3) Yes, it is counterintuitive that a removal of an option would reverse the aggregate ordering. And that intuition is _wrong_, for the reasons BBB gave. To elaborate: since people pick their preferences with knowledge of the voting system, such reversals, though "strange" are necessary to capture all information about preference strength.
4) If the trade would really be a Pareto improvement, you would be willing to sell it for less than five dollars. The only thing stopping such a move is your inability to waive your right for less than $5, which isn't a problem with rights, and therefore doesn't demonstrate how rights interfere with efficiency.
You might find the following article interesting:
Donald Saari, The American Mathematical Monthly, Vol. 111, No. 5, May 2004. You can find it on gigapedia or perhaps your local library has a copy on file.
People do not generally consider the structure of voting to be as crucial as 'counting every vote' or making sure that campaigning is done fairly. It's actually the rules of the vote itself that are most important. He makes the following proposal:
"For a price, I will come to your organization before your next election. You tell me who you
want to win. After talking with members of your group, I will design a voting procedure that
involves all candidates in which your designated choice will be the sincere winner."

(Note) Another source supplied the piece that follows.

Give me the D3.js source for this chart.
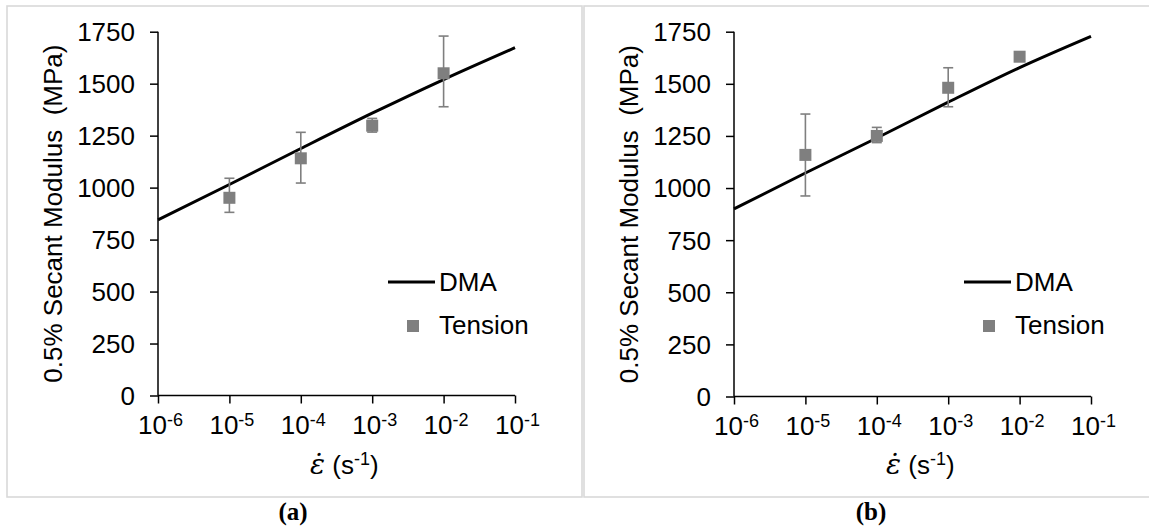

Sorry to come in almost a year late, but it looks to me like you've actually drawn Condorcet's paradox, not Arrow's impossiblity theorem (although, of course, they're related).
I think the argument that irrelevancy of alternatives is undesirable misses the point. Irrelevance of alternatives is an assumption of the model; it either holds or it doesn't, and "undesirability" doesn't really matter.
Finally, I don't follow the logic of arguing that people will give up weak rights in order to achieve a Pareto efficient outcome. They will only do so if they personally gain from sacrificing the right. If their is not change in their own position, it will take a side payment to get them to surrender it, no?
@James_Hanley: thanks for your comment.
Regarding your second paragraph, desirability of a criterion doesn't affect the validity of the proof, correct, but it does affect the practical relevance. And "a voting system is bad because it incorporates preference strengths" just doesn't seem all that important of a point.
Re 3rd para, if a move is Pareto-efficient, then it's still Pareto-efficient with the requisite side-payment. So to get Say's result, you do indeed have to replace "rights" with "obligations".